Will truth ever be bought-off or beaten-down enough to satisfy Chinese President Xi Jinping and the Butchers of Beijing?
The ‘Butchers’ nickname came 32 years ago today — from the clearing of Tiananmen Square by soldiers and tanks in the early morning hours of June 4th, and in opening fire on and murdering thousands of Chinese citizens outside the square.
Someone may object that Xi, the General Secretary of the Chinese Communist Party (CCP) since 2012, can’t be blamed. He wasn’t in charge back in 1989.
Xi didn’t give the order for troops to kill the unarmed students and workers who filled Tiananmen Square for weeks with as many as a million people protesting for freedom and democracy. Nor did he have thousands more arrested and imprisoned after the massacre. In fact, Xi’s father “condemned the use of force against protesters during the 1989 Tiananmen Square protests,” informs U.S. News.
But Xi cannot escape the taint of Tiananmen. Not only does Human Rights Watch charge that government repression under his unlimited rule is “at its worst level since the Tiananmen Square massacre,” Xi and today’s CCP are on a mission to memory-hole Tiananmen.
How?
By massacring any public memorial of the massacre.
While the truth about Tiananmen has always been verboten in China, freer folks in Hong Kong held massive memorials each year. “Last year’s vigil was banned for the first time because of the coronavirus,” Yahoo News explains, “but thousands defied police and rallied anyway.”
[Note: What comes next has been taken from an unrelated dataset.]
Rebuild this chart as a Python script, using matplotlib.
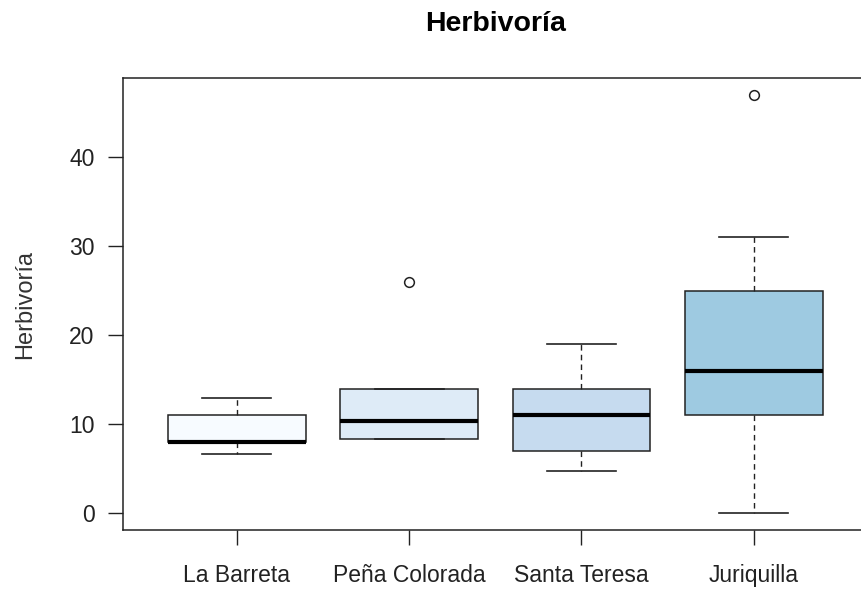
import matplotlib
matplotlib.use("Agg")
import matplotlib.pyplot as plt

# five-number summaries
sitios = ["La Barreta", "Peña Colorada", "Santa Teresa", "Juriquilla"]
q1 = [8.0, 8.3, 7.0, 11.0]
medianas = [8.0, 10.4, 11.0, 16.0]
q3 = [11.0, 14.0, 14.0, 25.0]
bigote_inf = [6.7, 8.3, 4.8, 0.0]
bigote_sup = [13.0, 14.0, 19.0, 31.0]
atipicos = [[], [26.0], [], [47.0]]
colores = ["#F7FBFF", "#DEEBF7", "#C6DBEF", "#9ECAE1"]
yticks = [0, 10, 20, 30, 40]

plt.rcParams["font.family"] = ["Liberation Sans", "DejaVu Sans"]

stats = []
for i, nombre in enumerate(sitios):
    stats.append({
        "label": nombre,
        "q1": q1[i], "med": medianas[i], "q3": q3[i],
        "whislo": bigote_inf[i], "whishi": bigote_sup[i],
        "fliers": atipicos[i],
    })

fig = plt.figure(figsize=(8.61, 5.91), dpi=100)
ax = fig.add_axes([0.1429, 0.1032, 0.8647, 0.7648])

bp = ax.bxp(
    stats,
    positions=range(1, len(sitios) + 1),
    widths=0.8,
    patch_artist=True,
    boxprops=dict(edgecolor="#222222", linewidth=1.1),
    medianprops=dict(color="black", linewidth=3.0, solid_capstyle="butt"),
    whiskerprops=dict(color="#222222", linewidth=1.0, linestyle=(0, (4, 3))),
    capprops=dict(color="#222222", linewidth=1.2),
    capwidths=0.4,
    flierprops=dict(marker="o", markerfacecolor="none", markeredgecolor="#222222",
                    markersize=7, markeredgewidth=1.1),
)
for caja, c in zip(bp["boxes"], colores):
    caja.set_facecolor(c)

ax.set_xlim(0.34, 4.66)
ax.set_ylim(-1.88, 48.88)
ax.set_yticks(yticks)
ax.set_xticks(range(1, len(sitios) + 1))
ax.set_xticklabels(sitios)
ax.tick_params(axis="both", direction="out", length=10.5, width=1.0,
               color="#222222", labelsize=16.5, labelcolor="#222222")
ax.tick_params(axis="y", pad=10)
ax.tick_params(axis="x", pad=14)
for s in ax.spines.values():
    s.set_color("#222222")
    s.set_linewidth(1.1)

ax.set_ylabel("Herbivoría", fontsize=17, color="#333333", labelpad=24)
ax.set_title("Herbivoría", fontsize=20.5, fontweight="bold", pad=34)

fig.savefig("out.png", dpi=100)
This year, however, the new national security law threatens five years in prison for attending an unauthorized rally. Chanting “Democracy for China!” could land a Hongkonger in prison for life.*
Thankfully, in America today we have the freedom to condemn the Chinazis.
And remember June 4.
This is Common Sense. I’m Paul Jacob.
* And it has already begun: “Hong Kong cracks down on Tiananmen commemorations, arrests vigil organiser.”